With a pensive look on his face, publisher Pietro Biancardi is holding up two cover proposals for a guide to Greece, both featuring shades of blue in the design. “I thought this one looked best, no?” he says. “There’s a subtle reference with the blue and white colours that call to mind the Greek flag.”
Biancardi’s attention to detail – he has used thread-stitched binding and a mix of paper stocks for the book, as well as commissioning a World Press Photo winner to snap the images – is part of what makes his publishing house, Iperborea, stand out from the pack in Italy.
This new travel-guide series, called The Passenger, is a step in an uncharted direction. For decades Iperborea was known in Italy as the champion of another, very specific niche. Founded in 1987 by Biancardi’s mother Emilia Lodigiani, Milan-based Iperborea has always been committed to introducing Italian readers to authors from northern Europe. “I spent my early years in Paris with my parents,” says Biancardi. “My mother discovered Scandinavian authors in bookshops there but was frustrated on her return to Italy to not find any works translated into Italian.”
Soon after, Lodigiani got to work setting up a publishing house that would bring contemporary and classic writers from the top of the continent to readers in the Bel Paese. “We focus on proper literature and avoid Nordic noir or Scandinavian crime-fiction titles,” says Biancardi. He shows off a snowy, dark-grey landscape drawn by award-winning illustrator Emiliano Ponzi for the cover of a title by Icelandic author Jón Kalman Stefánsson.
To attract bookshop browsers, Biancardi (who is also part-owner of independent Milanese bookshop Verso) commissions Ponzi and others to make attractive designs that pull in the reader’s eye. Often Iperborea plays around with the format – shrinking the size of a novel to 10cm by 20cm, which is easier to read when squeezed up against commuters on a train. “It fits in the back pocket of your jeans like an iPhone,” says Biancardi as he demonstrates the portability of the publisher’s titles.
The same goes for children’s books. Iperborea has created a leaflet-style format for a series of Moomin comic books from popular children’s author Tove Jansson, which makes these titles easy to carry around. Young readers are a key segment for the publisher: the catalogue is replete with staple Scandi names such as Astrid Lindgren and Ulf Stark.
To date Iperborea has brought dozens of cold-climate authors – along with a more recent crop of Dutch and Belgian writers – to fans south of the Alps. Among the most successful works is the 1975 picaresque novel The Year of the Hare by Finnish author Arto Paasilinna, which has sold more than 120,000 copies. “We enjoy opening our readers to new experiences where they can really delve into a culture and interesting narratives,” says Biancardi.

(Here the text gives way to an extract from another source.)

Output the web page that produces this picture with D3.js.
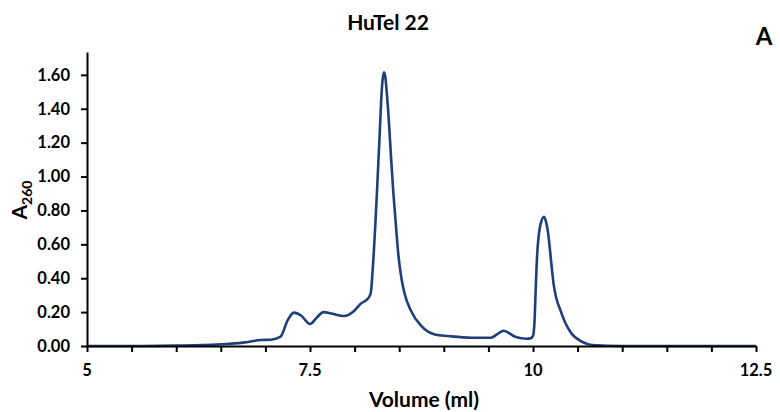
<!DOCTYPE html>
<html>
<head>
<meta charset="utf-8">
<script src="https://cdn.jsdelivr.net/npm/d3@7"></script>
<style>
  body { margin: 0; background: #fff; }
  text { font-family: Lato, "Open Sans", sans-serif; font-weight: bold; fill: #000; }
</style>
</head>
<body>
<div id="graph"></div>
<script>
// chromatogram trace
const volume = [5, 5.5, 6, 6.3, 6.5, 6.75, 6.95, 7.06, 7.17, 7.25, 7.32, 7.4, 7.5, 7.58, 7.65, 7.75, 7.88, 8.0, 8.07, 8.15, 8.18, 8.21, 8.25, 8.285, 8.30, 8.315, 8.33, 8.345, 8.36, 8.385, 8.41, 8.435, 8.465, 8.49, 8.525, 8.56, 8.63, 8.75, 8.9, 9.05, 9.31, 9.53, 9.6, 9.67, 9.8, 9.93, 9.97, 10.0, 10.016, 10.03, 10.04, 10.05, 10.067, 10.087, 10.124, 10.15, 10.17, 10.19, 10.23, 10.32, 10.43, 10.55, 10.66, 11, 12.5];
const a260 = [0, 0, 0.002, 0.005, 0.01, 0.02, 0.035, 0.037, 0.055, 0.153, 0.197, 0.18, 0.13, 0.17, 0.20, 0.19, 0.177, 0.21, 0.25, 0.28, 0.31, 0.51, 0.90, 1.295, 1.47, 1.575, 1.615, 1.585, 1.50, 1.32, 1.10, 0.90, 0.70, 0.54, 0.40, 0.31, 0.21, 0.117, 0.068, 0.059, 0.049, 0.049, 0.07, 0.09, 0.055, 0.043, 0.045, 0.06, 0.134, 0.33, 0.468, 0.567, 0.665, 0.724, 0.763, 0.724, 0.665, 0.567, 0.37, 0.193, 0.075, 0.025, 0.006, 0, 0];

const yTicks = [0, 0.2, 0.4, 0.6, 0.8, 1.0, 1.2, 1.4, 1.6];
const xLabels = [5, 7.5, 10, 12.5];
const xMinor = [5, 5.5, 6, 6.5, 7, 7.5, 8, 8.5, 9, 9.5, 10, 10.5, 11, 11.5, 12, 12.5];

const W = 780, H = 412;
const margin = { top: 52, right: 24, bottom: 66, left: 87 };

const svg = d3.select("#graph").append("svg")
  .attr("width", W).attr("height", H);

const x = d3.scaleLinear().domain([5, 12.5]).range([margin.left, W - margin.right]);
const y = d3.scaleLinear().domain([0, 1.735]).range([H - margin.bottom, margin.top]);

// trace
const line = d3.line()
  .x((d, i) => x(volume[i]))
  .y(d => y(d))
  .curve(d3.curveMonotoneX);

svg.append("path")
  .datum(a260)
  .attr("d", line)
  .attr("fill", "none")
  .attr("stroke", "#1f3f7c")
  .attr("stroke-width", 2.6)
  .attr("stroke-linejoin", "round");

// y axis
const yAxis = svg.append("g")
  .attr("transform", `translate(${margin.left},0)`)
  .call(d3.axisLeft(y).tickValues(yTicks).tickFormat(d3.format(".2f")).tickSize(6).tickSizeOuter(0));
yAxis.select(".domain").attr("stroke", "#000").attr("stroke-width", 2);
yAxis.selectAll(".tick line").attr("stroke-width", 2);
yAxis.selectAll(".tick text").attr("x", -17).style("font-size", "16.5px");

// x axis
const xAxis = svg.append("g")
  .attr("transform", `translate(0,${y(0)})`)
  .call(d3.axisBottom(x).tickValues(xMinor).tickFormat("").tickSize(6).tickSizeOuter(0));
xAxis.select(".domain").attr("stroke", "#000").attr("stroke-width", 2);
xAxis.selectAll(".tick line").attr("stroke-width", 2);

svg.append("g").selectAll("text")
  .data(xLabels)
  .join("text")
  .attr("x", d => x(d))
  .attr("y", y(0) + 30)
  .attr("text-anchor", "middle")
  .style("font-size", "16.5px")
  .text(d => d);

// labels
svg.append("text")
  .attr("x", 424)
  .attr("y", 407)
  .attr("text-anchor", "middle")
  .style("font-size", "21px")
  .text("Volume (ml)");

const yl = svg.append("text")
  .attr("transform", `translate(27,200) rotate(-90)`)
  .attr("text-anchor", "middle")
  .style("font-size", "21px");
yl.append("tspan").text("A");
yl.append("tspan").attr("dy", 5).style("font-size", "14px").text("260");

svg.append("text")
  .attr("x", 388)
  .attr("y", 30)
  .attr("text-anchor", "middle")
  .style("font-size", "21px")
  .text("HuTel 22");

svg.append("text")
  .attr("x", 764)
  .attr("y", 45)
  .attr("text-anchor", "middle")
  .style("font-size", "24px")
  .text("A");
</script>
</body>
</html>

Expanding into the production of travel guides seemed like the natural progression for this energetic publisher. Iperborea’s travel series The Passenger initially launched last year with titles dedicated to whole countries – but this autumn it is starting a new city-focused series beginning with Berlin (the release is timed to celebrate 30 years since the fall of the wall). Put together by a 13-strong team, the guides contain 200-odd pages of long-form essays, articles and infographics analysing key themes to help the curious learn more about what makes these places tick. “We commission Italian authors and pieces from foreign authors to create a portrait of that nation or city. It has to have a long shelf-life so we need to focus on subjects that won’t become out of date next year,” says Biancardi.
He opens the Portugal guide to show us a piece on surfing. “We like to explore overlooked areas,” he adds. “Everyone knows football is big in Portugal but the surfing culture is a vital component of that maritime nation.” For the Greece edition he steered clear of mentioning the economic crisis, preferring instead to zoom in on topics such as rebetiko: a Greek urban music genre dating to the 1920s that has undergone a revival in recent years.
While The Passenger’s print run is now set at about 15,000 copies, an English-language edition confirmed for next year is sure to bump up that figure. “There is a market for these narrative, alternative guides. People want to explore and they want to do it via print, not on their phone.”
Savvy readers should definitely get on board.